# a piece of my soul



## MysticCompose (Aug 6, 2016)

I made this video recently. I'm not sure it'd fall anywhere under the classical music label, because of the strophic song structure. But it's pretty, regardless. I just want someone to enjoy it. No critique is necessary, I'm no professional. If you like piano, and cello, and fire, give it go. And I thank anyone for listening. Enjoy-


----------



## Pugg (Aug 8, 2014)

MysticCompose said:


> I made this video recently. I'm not sure it'd fall anywhere under the classical music label, because of the strophic song structure. But it's pretty, regardless. I just want someone to enjoy it. No critique is necessary, I'm no professional. If you like piano, and cello, and fire, give it go.
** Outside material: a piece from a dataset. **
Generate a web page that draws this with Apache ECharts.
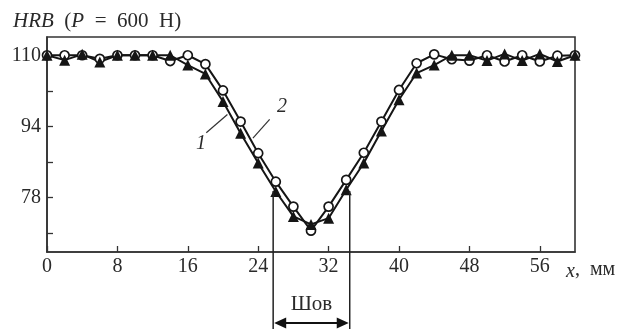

And I thank anyone for listening. Enjoy-


I do like it very much, sounds good( not to loud) and almost classical.
I would play it .


----------



## MysticCompose (Aug 6, 2016)

Thanks! You made my day!!


----------



## Alon (Jul 29, 2016)

It sounds like the ending credits for a movie. Very good!


----------



## MysticCompose (Aug 6, 2016)

Hey I'll take it, I always enjoy the music in movie credits!
Thank you for the kind words, my peoples


----------